▽
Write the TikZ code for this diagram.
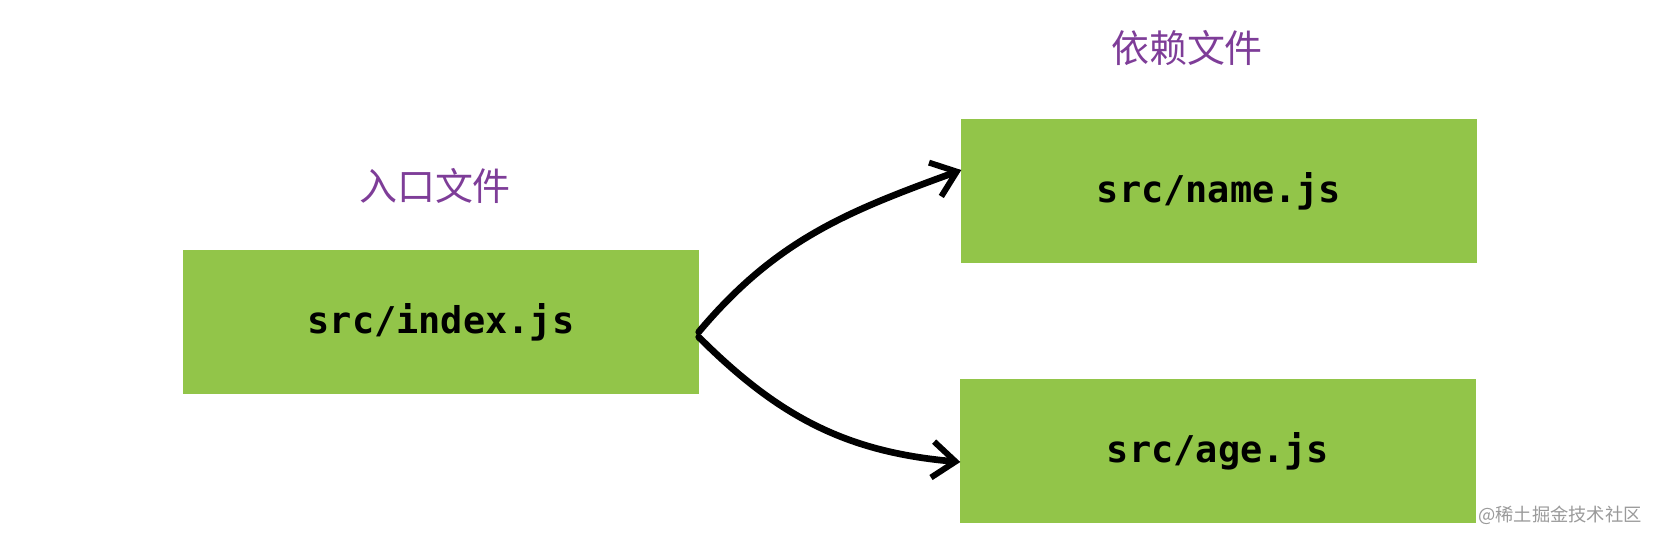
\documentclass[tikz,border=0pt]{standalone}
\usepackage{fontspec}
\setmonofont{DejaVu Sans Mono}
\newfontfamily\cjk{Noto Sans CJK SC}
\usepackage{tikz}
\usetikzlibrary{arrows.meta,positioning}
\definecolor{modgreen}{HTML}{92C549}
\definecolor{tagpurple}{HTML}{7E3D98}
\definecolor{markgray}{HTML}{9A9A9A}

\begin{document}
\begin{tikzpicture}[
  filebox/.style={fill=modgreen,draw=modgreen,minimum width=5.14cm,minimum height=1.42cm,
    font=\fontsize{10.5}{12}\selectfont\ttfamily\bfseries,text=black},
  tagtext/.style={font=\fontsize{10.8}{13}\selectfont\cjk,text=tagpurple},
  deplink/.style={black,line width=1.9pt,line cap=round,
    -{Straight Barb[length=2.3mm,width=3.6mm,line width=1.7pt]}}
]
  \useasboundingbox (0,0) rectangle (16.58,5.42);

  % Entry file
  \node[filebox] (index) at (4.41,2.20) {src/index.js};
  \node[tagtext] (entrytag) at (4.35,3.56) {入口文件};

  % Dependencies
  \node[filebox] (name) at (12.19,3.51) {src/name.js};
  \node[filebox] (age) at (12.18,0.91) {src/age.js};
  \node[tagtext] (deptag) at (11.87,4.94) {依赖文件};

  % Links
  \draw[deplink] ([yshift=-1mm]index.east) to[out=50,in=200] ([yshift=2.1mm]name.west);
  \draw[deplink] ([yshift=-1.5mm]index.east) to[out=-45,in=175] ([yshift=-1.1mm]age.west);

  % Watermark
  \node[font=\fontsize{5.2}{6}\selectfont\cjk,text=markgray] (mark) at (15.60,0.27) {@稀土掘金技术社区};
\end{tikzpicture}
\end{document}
△
Return each line from the material above exactly, but not the pictures.

» **Problem solution**
Write the TikZ code for this diagram.
\documentclass[tikz,border=0pt]{standalone}
\usepackage{fontspec}
\setmonofont{DejaVu Sans Mono}
\newfontfamily\cjk{Noto Sans CJK SC}
\usepackage{tikz}
\usetikzlibrary{arrows.meta,positioning}
\definecolor{modgreen}{HTML}{92C549}
\definecolor{tagpurple}{HTML}{7E3D98}
\definecolor{markgray}{HTML}{9A9A9A}

\begin{document}
\begin{tikzpicture}[
  filebox/.style={fill=modgreen,draw=modgreen,minimum width=5.14cm,minimum height=1.42cm,
    font=\fontsize{10.5}{12}\selectfont\ttfamily\bfseries,text=black},
  tagtext/.style={font=\fontsize{10.8}{13}\selectfont\cjk,text=tagpurple},
  deplink/.style={black,line width=1.9pt,line cap=round,
    -{Straight Barb[length=2.3mm,width=3.6mm,line width=1.7pt]}}
]
  \useasboundingbox (0,0) rectangle (16.58,5.42);

  % Entry file
  \node[filebox] (index) at (4.41,2.20) {src/index.js};
  \node[tagtext] (entrytag) at (4.35,3.56) {入口文件};

  % Dependencies
  \node[filebox] (name) at (12.19,3.51) {src/name.js};
  \node[filebox] (age) at (12.18,0.91) {src/age.js};
  \node[tagtext] (deptag) at (11.87,4.94) {依赖文件};

  % Links
  \draw[deplink] ([yshift=-1mm]index.east) to[out=50,in=200] ([yshift=2.1mm]name.west);
  \draw[deplink] ([yshift=-1.5mm]index.east) to[out=-45,in=175] ([yshift=-1.1mm]age.west);

  % Watermark
  \node[font=\fontsize{5.2}{6}\selectfont\cjk,text=markgray] (mark) at (15.60,0.27) {@稀土掘金技术社区};
\end{tikzpicture}
\end{document}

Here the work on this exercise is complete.